The fate was sealed when WKU offered dollar general admission tickets to Thursday’s game against a hated rival and drew only 2134 (only 1800 actual attendance.) The fans had abandoned the program. Average attendance at Diddle this year was the lowest in the history of the storied building. I don’t feel the manner in which WKU lost Thursday night had anything to do with the decision. AD Ross Bjork spoke with President Gary Ransdell after the game and the deal was done. Bjork set up a meeting with McDonald for 8:15 the next morning.
According to my sources, McDonald arrived at his offices at Diddle Arena at 7:30. Entry into Diddle is accessed by punching in a code at the entrance. McDonald punched in his code. It didn’t work. He couldn’t get into the building. The codes had been changed overnight.
Finally he had the meeting with Bjork. It took about fifteen minutes, which is normal for a firing. McDonald went to his office to start cleaning it out. He wasn’t there long when security arrived and told him he had to leave. Now. They escorted him out of the building.
Mo Green had been introduced to Michael Corleone.

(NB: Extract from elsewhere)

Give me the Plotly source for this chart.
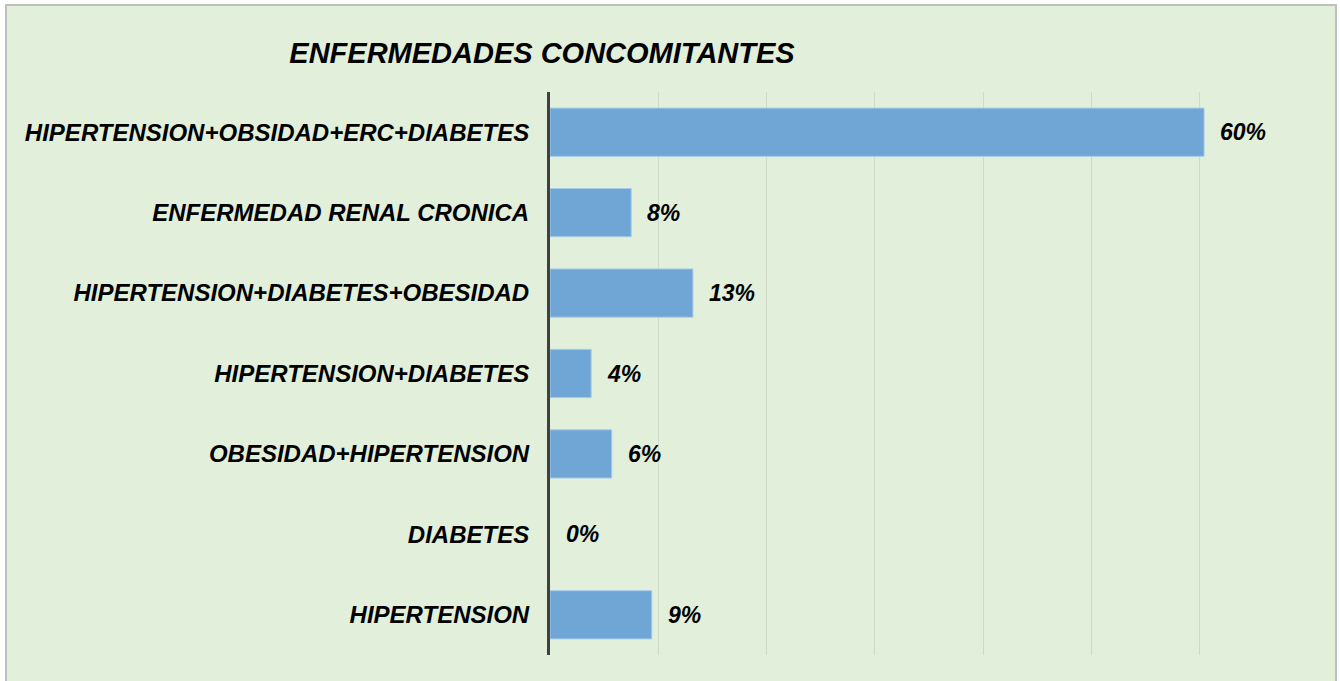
import plotly.graph_objects as go

categories = [
    "HIPERTENSION+OBSIDAD+ERC+DIABETES",
    "ENFERMEDAD RENAL CRONICA",
    "HIPERTENSION+DIABETES+OBESIDAD",
    "HIPERTENSION+DIABETES",
    "OBESIDAD+HIPERTENSION",
    "DIABETES",
    "HIPERTENSION",
]
values = [60.4, 7.5, 13.2, 3.8, 5.7, 0.0, 9.4]
value_labels = ["60%", "8%", "13%", "4%", "6%", "0%", "9%"]
title_text = "ENFERMEDADES CONCOMITANTES"

W, H = 1340, 681
L, R, T, B = 550, 32, 92, 26
pw, ph = W - L - R, H - T - B

def px_x(p):
    return (p - L) / pw

def px_y(p):
    return (H - B - p) / ph

font_family = "Liberation Sans, Arial, sans-serif"

fig = go.Figure()
fig.add_trace(go.Bar(
    y=categories,
    x=values,
    orientation="h",
    marker=dict(color="#6FA6D6",
                line=dict(color="#A8CBEA", width=[0 if v == 0 else 1 for v in values])),
    hoverinfo="skip",
))

annotations = []
for c, v, t in zip(categories, values, value_labels):
    annotations.append(dict(
        x=v, y=c, xref="x", yref="y", text=t, showarrow=False,
        xanchor="left", yanchor="middle", xshift=14,
        font=dict(family=font_family, size=23, color="#000000", weight="bold", style="italic"),
    ))

fig.update_layout(
    width=W, height=H,
    margin=dict(l=L, r=R, t=T, b=B),
    paper_bgcolor="#FFFFFF",
    plot_bgcolor="rgba(0,0,0,0)",
    bargap=0.4,
    showlegend=False,
    title=dict(
        text=title_text,
        x=542 / W, xanchor="center",
        y=1 - 53 / H, yanchor="middle", yref="container",
        font=dict(family=font_family, size=29, color="#000000", weight="bold", style="italic"),
    ),
    xaxis=dict(
        range=[0, 70], dtick=10, showgrid=True, gridcolor="#D0DACB", gridwidth=1,
        showticklabels=False, zeroline=False, showline=False, fixedrange=True,
    ),
    yaxis=dict(
        autorange="reversed", showline=True, linecolor="#404040", linewidth=3,
        showgrid=False, ticks="", ticklabelstandoff=13,
        tickfont=dict(family=font_family, size=24, color="#000000", weight="bold", style="italic"),
    ),
    annotations=annotations,
    shapes=[dict(
        type="rect", xref="paper", yref="paper", layer="below",
        x0=px_x(6), x1=px_x(1336), y0=px_y(700), y1=px_y(5),
        fillcolor="#E2EFDA", line=dict(color="#BFBFBF", width=2),
    )],
)

fig.write_html("out.html", config={"displayModeBar": False},
               post_script="document.body.style.margin='0';")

WKU announced the firing and they did it with the usual politically correct statements from the AD and the President. They also listed how attendance and RPI had fallen dramatically under McDonald. They listed the players who had been recruited under McDonald and how more than half had left the program. They did a good job of justifying the change….that could have been made after last season.
RAY HARPER IS INTRODUCED
Ray Harper is a Kentucky native. He was an ultra-successful head coach at Divison II Kentucky Wesleyan. He also had to leave when it was discovered he was playing ineligible players. It was something that wasn’t exclusive to the basketball program, however. He went to an NAIA school in Oklahoma before becoming an assistant to McDonald. There were whispers of things in Oklahoma as well, but the school was never charged with any wrongdoing.
Harper is now the interim coach. And, he said a lot of things right at his introductory press conference. He said he embraced WKU’s rich tradition. And, when asked about his chances to get the permanent job, he said he wasn’t concerned with that. He said there were 57 days until the conference tournament and that was his focus.
Harper knows he’s in an audition, however. And make no mistake, he wants the job.
The Cajuns are 2-0 in conference play heading into play tonight against a very good team from Middle Tennessee. The Hilltoppers are 1-2 and will have a much better crowd later today when Troy comes to town. They have a good chance to win that game and Topper fans will be smiling.
Three Sun Belt officials will face action from the league. My guess is they will all be suspended for a certain amount of games. In probability, no one will get fired and that will be appropriate. These are respected officials (well, two of them are) and no one needs to lose a job.
But no one is going to forget this one. We’ll be talking about it for years.
Something interesting always happens when the Cajuns win at Diddle.